## START DATASET SECTION

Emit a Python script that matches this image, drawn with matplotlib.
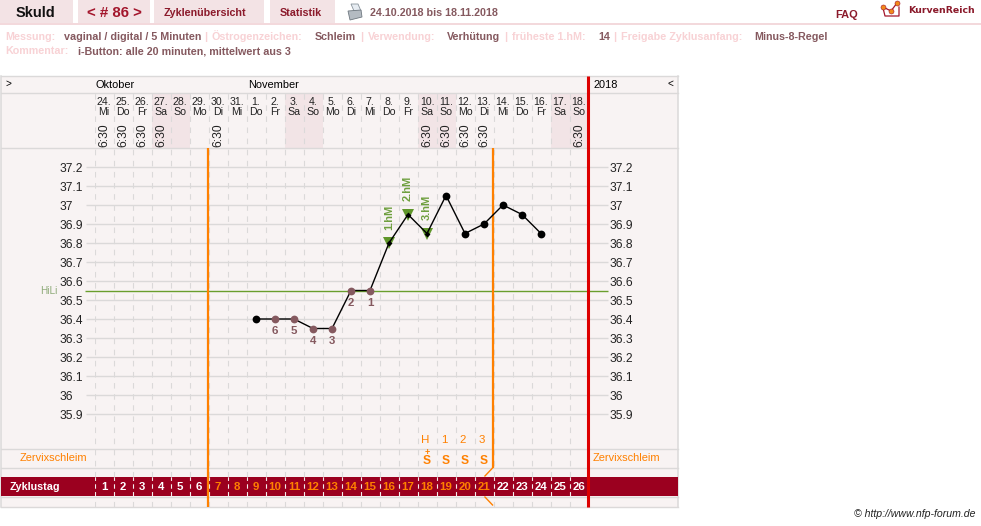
import matplotlib
matplotlib.use("Agg")
import matplotlib.pyplot as plt
from matplotlib.patches import Rectangle, Polygon

plt.rcParams["font.family"] = ["Liberation Sans", "DejaVu Sans"]

# cycle data
cycle_days = list(range(1, 27))
dates = ["24.", "25.", "26.", "27.", "28.", "29.", "30.", "31.", "1.", "2.", "3.", "4.", "5.",
         "6.", "7.", "8.", "9.", "10.", "11.", "12.", "13.", "14.", "15.", "16.", "17.", "18."]
weekdays = ["Mi", "Do", "Fr", "Sa", "So", "Mo", "Di", "Mi", "Do", "Fr", "Sa", "So", "Mo",
            "Di", "Mi", "Do", "Fr", "Sa", "So", "Mo", "Di", "Mi", "Do", "Fr", "Sa", "So"]
time_days = [1, 2, 3, 4, 7, 18, 19, 20, 21, 26]
temp_days = list(range(9, 25))
temps = [36.4, 36.4, 36.4, 36.35, 36.35, 36.55, 36.55, 36.8,
         36.95, 36.85, 37.05, 36.85, 36.9, 37.0, 36.95, 36.85]
low_days = [10, 11, 12, 13, 14, 15]
low_labels = ["6", "5", "4", "3", "2", "1"]
high_days = [16, 17, 18]
high_labels = ["1.hM", "2.hM", "3.hM"]
temp_ticks = [37.2, 37.1, 37.0, 36.9, 36.8, 36.7, 36.6, 36.5, 36.4, 36.3, 36.2, 36.1, 36.0, 35.9]
temp_tick_labels = ["37.2", "37.1", "37", "36.9", "36.8", "36.7", "36.6", "36.5", "36.4",
                    "36.3", "36.2", "36.1", "36", "35.9"]
cover_line = 36.55
mucus_days = [18, 19, 20, 21]
mucus_peak = ["H", "1", "2", "3"]
mucus_code = ["S", "S", "S", "S"]

PANEL = "#f8f3f3"
TAB = "#f3e3e5"
GRID = "#dbd9d9"
ORANGE = "#ff8000"
RED = "#dd0000"
WINE = "#9b001f"
BROWN = "#85595f"
PINK = "#f8d2d5"
GREEN = "#5f962a"
DARKTEXT = "#8b1a2b"
W, H = 981, 526


def px(size):
    return size * 0.72


fig = plt.figure(figsize=(W / 100, H / 100), dpi=100, facecolor="white")

# page furniture, laid out in pixel units
page = fig.add_axes([0, 0, 1, 1], zorder=1)
page.set_xlim(0, W)
page.set_ylim(H, 0)
page.axis("off")


def box(x0, y0, x1, y1, color, z=1):
    page.add_patch(Rectangle((x0, y0), x1 - x0, y1 - y0, fc=color, ec="none", zorder=z))


def label(x, y, s, size=11, color="black", ha="left", weight="normal", **kw):
    page.text(x, y, s, fontsize=px(size), color=color, ha=ha, va="center", weight=weight, **kw)


for x0, x1 in [(0, 73), (78, 150), (154, 264), (270, 335)]:
    box(x0, 0, x1, 23, TAB)
box(0, 23, W, 25, "#f3d9dc")

label(35.5, 13, "Skuld", 14.5, "#111111", "center", "bold")
label(114.5, 13, "< # 86 >", 15, "#a3162c", "center", "bold")
label(204.5, 12.5, "Zyklenübersicht", 10.7, DARKTEXT, "center", "bold")
label(300.5, 12.5, "Statistik", 10.7, DARKTEXT, "center", "bold")
label(370, 12.5, "24.10.2018 bis 18.11.2018", 10.7, BROWN, weight="bold")
label(847, 14.5, "FAQ", 11, DARKTEXT, "center", "bold")
label(908, 10.5, "KurvenReich", 9.4, DARKTEXT, weight="bold", family="DejaVu Sans")

# printer icon
page.add_patch(Polygon([(351, 4), (358, 4), (361, 11), (354, 11)], fc="#e6ecf2", ec="#8a949c", lw=0.6, zorder=2))
page.add_patch(Polygon([(348, 11), (361, 10), (362, 17), (350, 20)], fc="#b4bbc2", ec="#6f7880", lw=0.6, zorder=2))

# logo
page.plot([883, 885, 899, 899], [8, 16, 16, 7], color="#a3162c", lw=0.9, zorder=2)
page.plot([883, 891, 897], [7, 11, 3], color="#a3162c", lw=0.9, zorder=3)
page.plot([883, 891, 897], [7, 11, 3], "o", color="#f08a1a", ms=3.6, mec="#a3162c", mew=0.4, zorder=4)

# settings lines
row1 = [(5, "Messung:", PINK), (64, "vaginal / digital / 5 Minuten", BROWN), (204, "|", PINK),
        (212, "Östrogenzeichen:", PINK), (315, "Schleim", BROWN), (360, "|", PINK),
        (368, "Verwendung:", PINK), (447, "Verhütung", BROWN), (504, "|", PINK),
        (512, "früheste 1.hM:", PINK), (598, "14", BROWN), (613, "|", PINK),
        (621, "Freigabe Zyklusanfang:", PINK), (754, "Minus-8-Regel", BROWN)]
for x, s, c in row1:
    label(x, 36.5, s, 10.7, c, weight="bold")
label(5, 51.5, "Kommentar:", 10.7, PINK, weight="bold")
label(78, 51.5, "i-Button: alle 20 minuten, mittelwert aus 3", 10.7, BROWN, weight="bold")

# chart frame
box(1, 76, 678, 507, PANEL, 0.5)
for y in [76, 93, 148, 449, 468, 506.5]:
    page.plot([1, 678], [y, y], color=GRID, lw=1.0, zorder=1)
for x in [1, 678]:
    page.plot([x, x], [76, 507], color=GRID, lw=1.1, zorder=1)
box(1, 477, 678, 496, WINE, 1.5)
page.plot([1, 678], [496.5, 496.5], color=GRID, lw=1.0, zorder=1.5)

for d in cycle_days:
    if weekdays[d - 1] in ("Sa", "So"):
        x0 = 94.5 + 19 * (d - 1)
        box(x0, 93.5, x0 + 19, 147.5, "#f2e4e6", 0.8)

label(96, 85, "Oktober", 11)
label(248, 85, "November", 11)
label(593, 85, "2018", 11)
label(5, 84, ">", 10)
label(668, 83.5, "<", 10)
label(20, 458, "Zervixschleim", 11, ORANGE)
label(593, 458, "Zervixschleim", 11, ORANGE)
label(10, 487, "Zyklustag", 10.7, "white", weight="bold")
label(40, 290.5, "HiLi", 10, "#8eaa78")
label(976, 514, "© http://www.nfp-forum.de", 10.5, "#222222", "right", style="italic")

# day columns and temperature curve share one data scale
XL, XR = 94.5, 607.5
YT, YB = 93.0, 507.0
chart = fig.add_axes([XL / W, 1 - YB / H, (XR - XL) / W, (YB - YT) / H], zorder=2)
chart.patch.set_visible(False)
to_day = lambda p: 1 + (p - 104) / 19
to_temp = lambda p: 37.2 - (p - 167) / 190
chart.set_xlim(to_day(XL), to_day(XR))
chart.set_ylim(to_temp(YB), to_temp(YT))
for s in chart.spines.values():
    s.set_visible(False)
chart.set_xticks([])
chart.set_yticks(temp_ticks)
chart.set_yticklabels(temp_tick_labels)
chart.tick_params(axis="y", length=0, labelsize=px(12), labelleft=True, labelright=True, pad=0,
                  labelcolor="#222222")
for t in chart.yaxis.get_major_ticks():
    t.label1.set_ha("left")
    t.label1.set_x(-34.5 / (XR - XL))
    t.label2.set_ha("left")
    t.label2.set_x(1 + 1.5 / (XR - XL))

# grid: dashes run above and below the cycle-day band, lighter ones cross it
day_edges = [d - 0.5 for d in cycle_days]
chart.vlines(day_edges, to_temp(477), to_temp(YT), color=GRID, lw=0.8, linestyles=(0, (5, 5)), zorder=1, snap=True)
chart.vlines(day_edges, to_temp(YB), to_temp(497), color=GRID, lw=0.8, linestyles=(0, (5, 5)), zorder=1, snap=True)
chart.vlines(day_edges, to_temp(496), to_temp(477), color="#f4eeee", lw=0.8, linestyles=(0, (4, 3)), zorder=1.2, snap=True)
chart.hlines(temp_ticks, to_day(86), to_day(XR), color=GRID, lw=1.0, zorder=1, clip_on=False, snap=True)
chart.hlines(cover_line, to_day(85), to_day(XR), color="#6a9e2d", lw=1.0, zorder=2, clip_on=False, snap=True)

# cycle boundaries
chart.vlines(6.45, to_temp(YB), to_temp(148), color=ORANGE, lw=1.6, zorder=3)
chart.vlines(21.45, to_temp(468), to_temp(148), color=ORANGE, lw=1.6, zorder=3)
chart.plot([21.45, 21.05], [to_temp(468), to_temp(476)], color=ORANGE, lw=1, zorder=3)
chart.plot([21.05, 21.45], [to_temp(497), to_temp(505)], color=ORANGE, lw=1, zorder=3)
chart.vlines(26.47, to_temp(YB), to_temp(76), color=RED, lw=2.2, zorder=3, clip_on=False)

# date header and cycle-day labels
for d in cycle_days:
    chart.text(d, to_temp(102), dates[d - 1], fontsize=px(10.5), ha="center", va="center", color="#222222")
    chart.text(d, to_temp(112), weekdays[d - 1], fontsize=px(10.5), ha="center", va="center", color="#222222")
    chart.text(d, to_temp(487), str(d), fontsize=px(11.5), ha="center", va="center", weight="bold", zorder=4,
               color=ORANGE if 7 <= d <= 21 else "white")
for d in time_days:
    chart.text(d + 0.03, to_temp(135), "6:30", fontsize=px(12), rotation=90, ha="center", va="center",
               color="#222222")

# mucus observations
for d, p, c in zip(mucus_days, mucus_peak, mucus_code):
    chart.text(d - 0.1, to_temp(440), p, fontsize=px(11.5), ha="center", va="center", color=ORANGE)
    chart.text(d, to_temp(461.5), c, fontsize=px(12), ha="center", va="center", color=ORANGE, weight="bold")
chart.text(18, to_temp(452.5), "+", fontsize=px(9), ha="center", va="center", color=ORANGE, weight="bold")

# temperature curve
chart.plot(temp_days, temps, color="black", lw=1.0, zorder=5)
by_day = dict(zip(temp_days, temps))
black_days = [d for d in temp_days if d not in low_days and d not in high_days]
chart.plot(black_days, [by_day[d] for d in black_days], "o", color="black", ms=5.6, mew=0, zorder=6)
chart.plot(low_days, [by_day[d] for d in low_days], "o", color=BROWN, ms=5.6, mew=0, zorder=6)
chart.plot(high_days, [by_day[d] for d in high_days], "v", color=GREEN, ms=8.5, mew=0, zorder=4)
chart.plot(high_days, [by_day[d] for d in high_days], "D", color="black", ms=3, mew=0, zorder=6)
for d, s in zip(low_days, low_labels):
    chart.annotate(s, (d, by_day[d]), xytext=(0, -px(12)), textcoords="offset points", ha="center", va="center",
                   fontsize=px(11.5), color=BROWN, weight="bold", zorder=6)
for d, s in zip(high_days, high_labels):
    chart.annotate(s, (d, by_day[d]), xytext=(0, px(26)), textcoords="offset points", ha="center", va="center",
                   fontsize=px(11), color=GREEN, weight="bold", rotation=90, zorder=6, alpha=0.9)

fig.savefig("out.png", dpi=100, facecolor="white")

## END DATASET SECTION

### THE EXERCISE
Only the lines from the start of the material through the line containing "from matplotlib.patches import" should be transcribed. Pictures stay out.

### EXPECTED ANSWER
Emit a Python script that matches this image, drawn with matplotlib.
import matplotlib
matplotlib.use("Agg")
import matplotlib.pyplot as plt
from matplotlib.patches import Rectangle, Polygon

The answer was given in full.